Compagni e amici per una vita, o quasi. La vita dell’ex presidente della Repubblica Giorgio Napolitano, appena scomparso, e quella Gianni Cervetti, ex Pci, milanese, il tesoriere comunista che tagliò i ponti con i rubli dell’Unione Sovietica, sono andate avanti in parallelo per tanti anni. Entrambi incarnavano la linea riformista del Pci (“non dica migliorista, mi raccomando, quel termine era usato in termini spregiativi nei nostri confronti”, si raccomanda Cervetti, 90 anni compiuti da pochi giorni).
Cervetti, tempo fa lei raccontò: “Il giorno dell’elezione di Napolitano a presidente della Repubblica mi misi a piangere, era la vittoria di tutti noi”. Cosa ricorda di quel 10 maggio 2006?
“Ero nel suo ufficio e si contavano i voti per l’elezione al Colle. Sì, è vero, piansi. Considerai quella una vittoria personale di Napolitano, certo, ma anche un riconoscimento alla politica del Pci e, soprattutto, dell’area riformista del partito”.
Napolitano e lei eravate considerati i “miglioristi del Pci’’...
“No, guardi, le ripeto, si chiama area riformista.

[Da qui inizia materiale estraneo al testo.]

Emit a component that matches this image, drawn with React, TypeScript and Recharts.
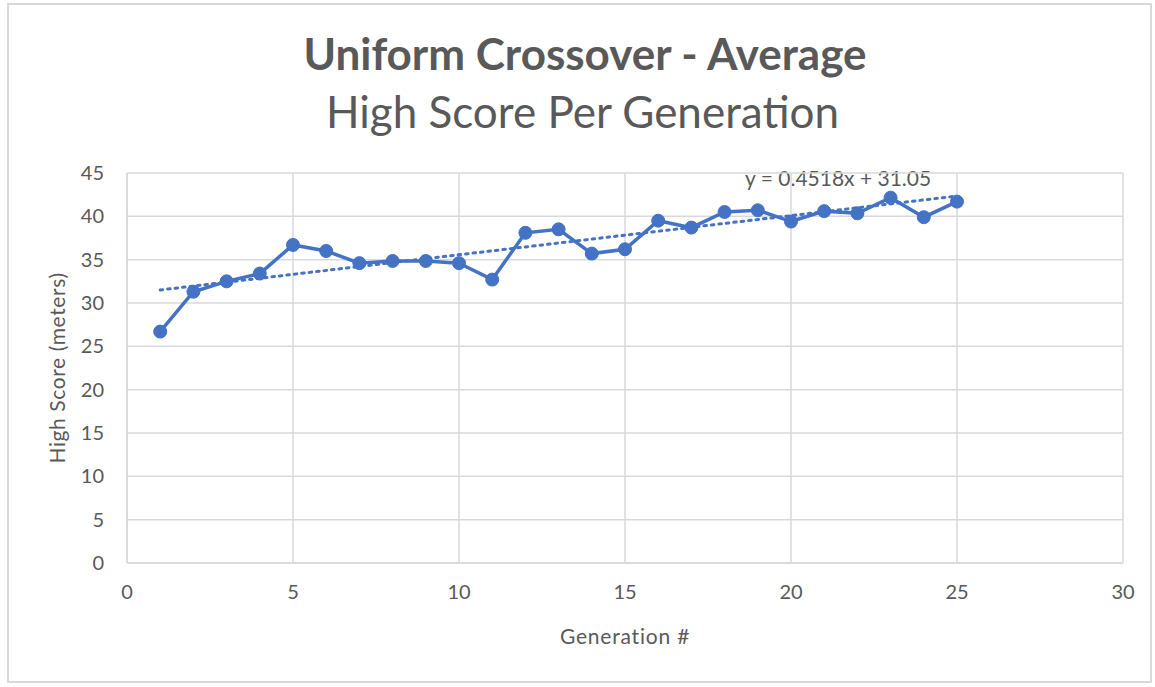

Noi l’appellativo di miglioristi l’abbiamo sempre rifiutato. Conosce l’origine di quel termine? Si rifà a una politica degli inizia del Novecento negli Stati Uniti: “miglioristi’’ veniva usato in senso spregiativo. E così veniva utilizzato anche nei confronti di chi come noi, nel Pci, si riconosceva nell’area riformista del partito. Per questo noi non abbiamo mai accettato quella definizione”.
Si ricorda il suo primo incontro con Napolitano?
“Avvenne in spiaggia, stranamente, a Sirolo, nelle Marche. Lui era con la moglie e il suo primo figlio, Giovanni. Anch’io ero con moglie e figlio, viaggiavamo con la tenda. Io sapevo che Giorgio era lì in ferie. Già ci conoscevamo, politicamente parlando, ma non ci eravamo mai visti di persona. Era il 1962”.
Da allora compagni di partito ma anche amici?
“Certo, quando andai a Roma per entrare nella segreteria nazionale del Pci, al congresso del partito del 1974, lui e la moglie Clio furono i primi a invitarmi a cena a casa loro”.
Si ricorda anche delle litigate o delle discussioni con Napolitano sulla linea politica da tenere?
“No”.
Andavate proprio d’accordo...
“Sì, certo, andavamo d’accordo. Ma, sa, erano altri tempi. Adesso si parla spesso di dissensi all’interno dei partiti. La direzione del Pci veniva descritta come un “sancta sanctorum’’ in cui tutti dovevano essere allineati e coperti. Ma non era così. Nella direzione del Pci in cui eravamo io e Napolitano, le discussioni con i compagni erano assolutamente libere, a volte violente. Ognuno esprimeva le proprie opinioni, anche in contrasto con quelle degli altri componenti delle direzione”.
Ma quelle discussioni interne non filtravano mai all’esterno e non venivano raccontate sui giornali. Giusto?
“Sì, era così, raramente emergevano i dissensi nelle discussioni in direzione”.
Il cosiddetto “centralismo democratico’’...
“La linea del partito era quella che emergeva alla fine di quelle riunioni e che veniva impersonata dal segretario del Pci”.
In quelle discussioni lei e Napolitano stavate dalla stessa parte?
“Sì, certo”.
Quand’è l’ultima volta che lei e l’ex presidente vi siete sentiti?
“Qualche giorno fa, quando ho compiuto 90 anni (lo scorso 12 settembre, ndr), Napolitano, attraverso il suo collaboratore Giovanni Matteoli, mi ha mandato una letterina di auguri”.
L’ultimo incontro di persona, invece, a quando risale?
“Risale agli anni in cui io, Giorgio ed Emanuele Macaluso andavamo a mangiare insieme in qualche osteria di Roma. Macaluso è morto nel 2021”.
Altri momenti di gioia vissuti insieme a Napolitano?
“Ricordo alcune passioni che ci hanno accomunato al di là della politica: i bei libri da bibliofili, anche quelli di un certo valore, e poi la musica, in particolare la musica sinfonica”.
Ultima domanda sull’attualità politica. La sinistra attuale le piace? Cosa ne pensa del Pd di Elly Schlein?
“Io vedo innanzitutto una situazione politica che non si può che considerare negativamente. Mi riferisco all’attività del Governo. Ma ho anche alcune critiche sull’opposizione”.